| Provided data |
....

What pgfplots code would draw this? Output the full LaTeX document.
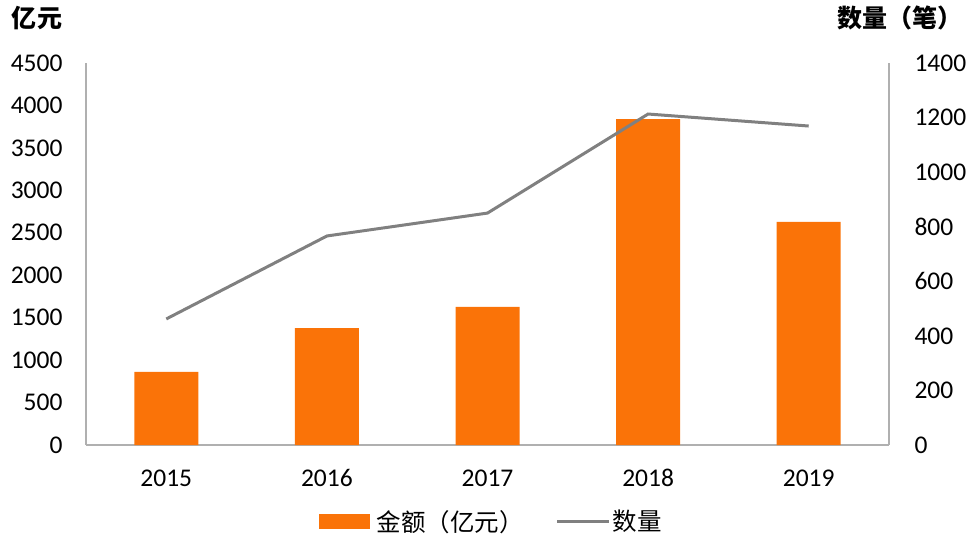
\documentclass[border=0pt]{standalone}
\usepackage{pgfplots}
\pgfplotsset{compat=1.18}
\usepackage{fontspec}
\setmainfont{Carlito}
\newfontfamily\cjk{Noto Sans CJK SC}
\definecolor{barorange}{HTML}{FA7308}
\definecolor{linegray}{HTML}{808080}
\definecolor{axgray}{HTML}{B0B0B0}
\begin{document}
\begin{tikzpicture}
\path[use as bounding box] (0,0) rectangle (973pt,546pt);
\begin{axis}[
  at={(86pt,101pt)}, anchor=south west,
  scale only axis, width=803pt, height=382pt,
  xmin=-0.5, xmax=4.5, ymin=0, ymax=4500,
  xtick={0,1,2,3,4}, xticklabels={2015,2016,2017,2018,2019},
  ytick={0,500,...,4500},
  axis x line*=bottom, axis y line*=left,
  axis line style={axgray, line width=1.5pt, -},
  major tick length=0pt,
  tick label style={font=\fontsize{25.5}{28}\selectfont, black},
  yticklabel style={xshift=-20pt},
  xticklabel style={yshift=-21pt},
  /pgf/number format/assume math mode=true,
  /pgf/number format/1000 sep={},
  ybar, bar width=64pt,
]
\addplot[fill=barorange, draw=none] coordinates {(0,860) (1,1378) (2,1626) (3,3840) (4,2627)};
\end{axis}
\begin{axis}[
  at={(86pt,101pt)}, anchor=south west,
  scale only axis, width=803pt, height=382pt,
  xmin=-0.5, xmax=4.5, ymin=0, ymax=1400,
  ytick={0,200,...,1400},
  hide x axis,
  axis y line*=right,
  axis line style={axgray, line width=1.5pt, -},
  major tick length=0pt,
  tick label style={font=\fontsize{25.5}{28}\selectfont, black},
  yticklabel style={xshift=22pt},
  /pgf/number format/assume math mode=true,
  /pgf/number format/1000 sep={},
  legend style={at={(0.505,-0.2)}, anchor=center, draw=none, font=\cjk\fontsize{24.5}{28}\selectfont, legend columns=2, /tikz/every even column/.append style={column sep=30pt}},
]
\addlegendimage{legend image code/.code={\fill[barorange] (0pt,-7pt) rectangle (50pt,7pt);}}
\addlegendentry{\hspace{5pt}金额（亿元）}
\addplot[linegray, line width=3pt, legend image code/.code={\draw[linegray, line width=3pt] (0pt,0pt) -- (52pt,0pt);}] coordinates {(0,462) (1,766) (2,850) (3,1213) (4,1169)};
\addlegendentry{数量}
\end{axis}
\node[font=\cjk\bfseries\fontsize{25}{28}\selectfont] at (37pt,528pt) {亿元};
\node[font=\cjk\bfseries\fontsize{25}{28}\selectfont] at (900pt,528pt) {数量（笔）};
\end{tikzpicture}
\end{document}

....

| What to produce |
Repeat the data exactly in full, omitting its pictures.

| Result for this task |
What pgfplots code would draw this? Output the full LaTeX document.
\documentclass[border=0pt]{standalone}
\usepackage{pgfplots}
\pgfplotsset{compat=1.18}
\usepackage{fontspec}
\setmainfont{Carlito}
\newfontfamily\cjk{Noto Sans CJK SC}
\definecolor{barorange}{HTML}{FA7308}
\definecolor{linegray}{HTML}{808080}
\definecolor{axgray}{HTML}{B0B0B0}
\begin{document}
\begin{tikzpicture}
\path[use as bounding box] (0,0) rectangle (973pt,546pt);
\begin{axis}[
  at={(86pt,101pt)}, anchor=south west,
  scale only axis, width=803pt, height=382pt,
  xmin=-0.5, xmax=4.5, ymin=0, ymax=4500,
  xtick={0,1,2,3,4}, xticklabels={2015,2016,2017,2018,2019},
  ytick={0,500,...,4500},
  axis x line*=bottom, axis y line*=left,
  axis line style={axgray, line width=1.5pt, -},
  major tick length=0pt,
  tick label style={font=\fontsize{25.5}{28}\selectfont, black},
  yticklabel style={xshift=-20pt},
  xticklabel style={yshift=-21pt},
  /pgf/number format/assume math mode=true,
  /pgf/number format/1000 sep={},
  ybar, bar width=64pt,
]
\addplot[fill=barorange, draw=none] coordinates {(0,860) (1,1378) (2,1626) (3,3840) (4,2627)};
\end{axis}
\begin{axis}[
  at={(86pt,101pt)}, anchor=south west,
  scale only axis, width=803pt, height=382pt,
  xmin=-0.5, xmax=4.5, ymin=0, ymax=1400,
  ytick={0,200,...,1400},
  hide x axis,
  axis y line*=right,
  axis line style={axgray, line width=1.5pt, -},
  major tick length=0pt,
  tick label style={font=\fontsize{25.5}{28}\selectfont, black},
  yticklabel style={xshift=22pt},
  /pgf/number format/assume math mode=true,
  /pgf/number format/1000 sep={},
  legend style={at={(0.505,-0.2)}, anchor=center, draw=none, font=\cjk\fontsize{24.5}{28}\selectfont, legend columns=2, /tikz/every even column/.append style={column sep=30pt}},
]
\addlegendimage{legend image code/.code={\fill[barorange] (0pt,-7pt) rectangle (50pt,7pt);}}
\addlegendentry{\hspace{5pt}金额（亿元）}
\addplot[linegray, line width=3pt, legend image code/.code={\draw[linegray, line width=3pt] (0pt,0pt) -- (52pt,0pt);}] coordinates {(0,462) (1,766) (2,850) (3,1213) (4,1169)};
\addlegendentry{数量}
\end{axis}
\node[font=\cjk\bfseries\fontsize{25}{28}\selectfont] at (37pt,528pt) {亿元};
\node[font=\cjk\bfseries\fontsize{25}{28}\selectfont] at (900pt,528pt) {数量（笔）};
\end{tikzpicture}
\end{document}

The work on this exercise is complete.